The most desirable thing for an Army is to furnish its soldiers with regular uniforms, but the Confederacy always had many problems to achieve such thing. The commanders of the Confederate Army preferred to have their men well equipped and warm above all things. Because of that, the typical fashion of Johnny Reb was described as, “no two dressed alike”. Those men wearing half uniform clothes and half civilian were very common, and were known as “Pards”. When the men fought in long period campaigns and didn’t receive supplies on time, they subsisted with the generous donations of the Southern people in the form of great appeals and other initiatives done by the states and the Quatermaster Department. Different tones of grey, butternuts and myriad of civilian clothes could be seen in the same unit at any given time.
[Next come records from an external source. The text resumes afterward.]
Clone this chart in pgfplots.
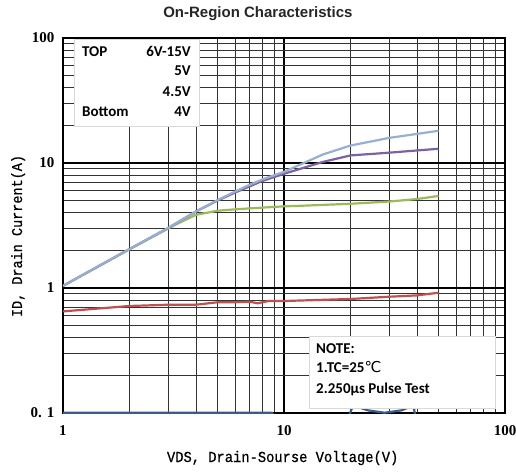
\documentclass[border=0pt]{standalone}
\usepackage{fontspec}
\setmainfont{Liberation Serif}
\newfontfamily\calfont{Carlito}
\newfontfamily\titlefont{Liberation Sans}
\newfontfamily\labfont[FakeStretch=0.9,FakeBold=0.6]{Liberation Mono}
\newfontfamily\symfont{DejaVu Sans}
\usepackage{pgfplots}
\pgfplotsset{compat=1.18}

\definecolor{cTop}{RGB}{152,174,210}
\definecolor{cFive}{RGB}{124,98,160}
\definecolor{cFour5}{RGB}{155,187,89}
\definecolor{cFour}{RGB}{192,80,77}
\definecolor{cLow}{RGB}{56,93,138}

\begin{document}
\begin{tikzpicture}
\begin{axis}[
  name=ax,
  scale only axis,
  width=442pt, height=375pt,
  xmode=log, ymode=log,
  xmin=1, xmax=100, ymin=0.1, ymax=100,
  xtick={1,10,100}, xticklabels={1,10,100},
  ytick={0.1,1,10,100}, yticklabels={0. 1,1,10,100},
  minor xtick={2,3,4,5,6,7,8,9,20,30,40,50,60,70,80,90},
  minor ytick={0.2,0.3,0.4,0.5,0.6,0.7,0.8,0.9,2,3,4,5,6,7,8,9,20,30,40,50,60,70,80,90},
  grid=both,
  major grid style={black, line width=1.3pt},
  minor grid style={black!80, line width=0.7pt},
  axis line style={black, line width=1.5pt},
  tick style={draw=none},
  xticklabel style={font=\bfseries\fontsize{15}{18}\selectfont, yshift=-9pt},
  yticklabel style={font=\bfseries\fontsize{15}{18}\selectfont, xshift=-5pt},
  title={On-Region Characteristics},
  title style={font=\titlefont\bfseries\fontsize{15}{17}\selectfont, text=black!85,
    at={(axis description cs:0.441,1)}, anchor=base, yshift=15pt},
  xlabel={VDS, Drain-Sourse Voltage(V)},
  xlabel style={font=\labfont\fontsize{15.3}{18}\selectfont,
    at={(axis description cs:0.497,0)}, anchor=base, yshift=-49pt},
  ylabel={ID, Drain Current(A)},
  ylabel style={font=\labfont\fontsize{15}{18}\selectfont,
    at={(axis description cs:-0.0928,0.472)}, anchor=base},
]

% VGS = 3.5V (mostly below the axis)
\addplot[color=cLow, line width=2.2pt] coordinates {
  (1,0.1005)(4,0.1005)(8.8,0.1005)(9.3,0.09)(19.5,0.09)(20.5,0.115)
  (24,0.105)(28.5,0.1005)(34,0.105)(38.5,0.115)(39.5,0.09)(50,0.09)
};

% VGS = 4V
\addplot[color=cFour, line width=2.2pt] coordinates {
  (1,0.65)(2,0.718)(3,0.735)(4,0.735)(5,0.769)(6,0.77)(7,0.777)
  (7.6,0.755)(8.5,0.787)(10,0.787)(20,0.817)(30,0.852)(40,0.873)(50,0.917)
};

% VGS = 4.5V
\addplot[color=cFour5, line width=2.2pt] coordinates {
  (1,1.04)(2,2.04)(3,3.0)(3.5,3.45)(4,3.85)(5,4.15)(6,4.26)(8,4.4)
  (10,4.5)(12,4.55)(20,4.72)(30,4.92)(40,5.15)(50,5.45)
};

% VGS = 5V
\addplot[color=cFive, line width=2.2pt] coordinates {
  (1,1.04)(2,2.05)(3,3.03)(4,4.1)(5,5.0)(6,5.8)(8,7.2)(10,8.2)
  (15,10.2)(20,11.5)(30,12.1)(40,12.6)(50,13.0)
};

% VGS = 6V-15V
\addplot[color=cTop, line width=2.2pt] coordinates {
  (1,1.04)(1.5,1.55)(2,2.05)(3,3.03)(4,4.1)(5,5.05)(6,5.9)(7,6.7)
  (8,7.4)(10,8.5)(15,11.7)(20,13.8)(30,15.9)(40,17.1)(50,18.1)
};

% legend box
\draw[fill=white, draw=black!15, line width=0.6pt]
  (axis description cs:0.0249,0.765) rectangle (axis description cs:0.3077,0.997);
\begin{scope}[every node/.style={font=\calfont\bfseries\fontsize{15}{18}\selectfont, inner sep=0pt}]
\node[anchor=base west] at (axis description cs:0.043,0.952) {TOP};
\node[anchor=base east] at (axis description cs:0.2896,0.952) {6V-15V};
\node[anchor=base east] at (axis description cs:0.2896,0.899) {5V};
\node[anchor=base east] at (axis description cs:0.2896,0.845) {4.5V};
\node[anchor=base west] at (axis description cs:0.043,0.792) {Bottom};
\node[anchor=base east] at (axis description cs:0.2896,0.792) {4V};
\end{scope}

% note box
\draw[fill=white, draw=black!15, line width=0.6pt]
  (axis description cs:0.5566,0.0133) rectangle (axis description cs:0.9774,0.2053);
\begin{scope}[every node/.style={font=\calfont\bfseries\fontsize{15}{18}\selectfont, inner sep=0pt, anchor=base west}]
\node at (axis description cs:0.5724,0.160) {NOTE:};
\node at (axis description cs:0.5724,0.1067) {1.TC=25{\symfont\mdseries ℃}};
\node at (axis description cs:0.5724,0.0533) {2.250μs Pulse Test};
\end{scope}
\end{axis}
\pgfresetboundingbox
\path[use as bounding box] (ax.south west) ++(-63pt,-59pt) rectangle ++(516pt,472pt);
\end{tikzpicture}
\end{document}
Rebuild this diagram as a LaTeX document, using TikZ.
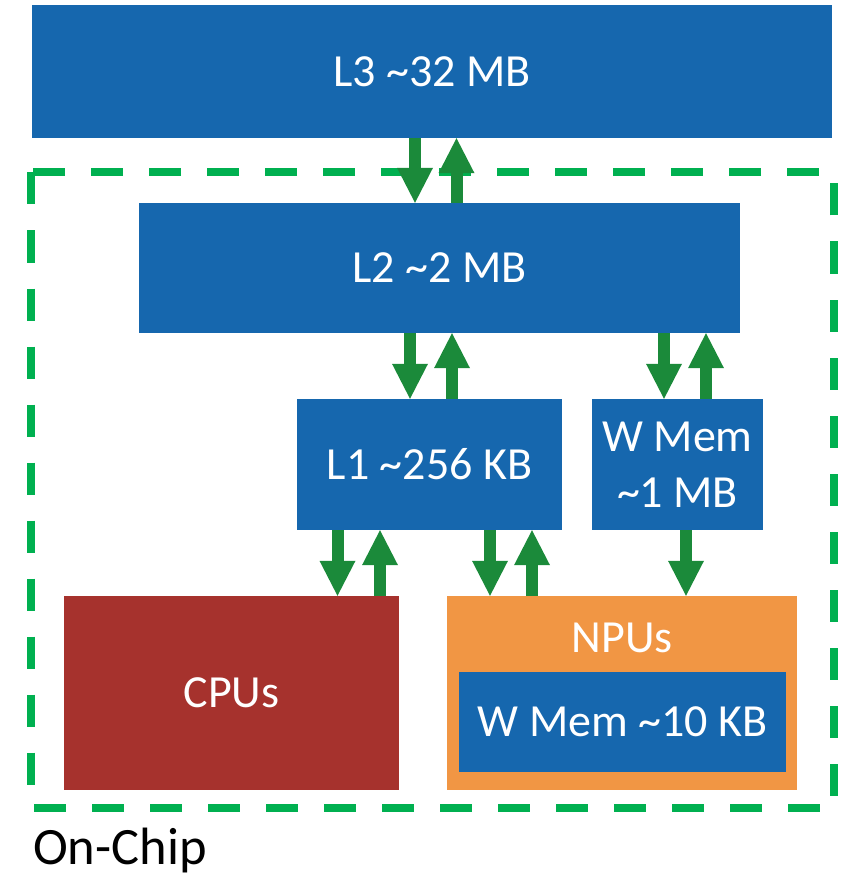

Our miniature depicts an example of one of those soldiers, dressed with civilian trousers and shirt, a butternut regulation jacket and one of those emblematic “patchwork” blanket that were usually donated by the family. Although Confederacy’s regulations observed blue for the color of the branch of service of Infantry, some states used different colors for the regiments raised in its territory. In Georgia, the color for the infantry’s collars and cuffs was black.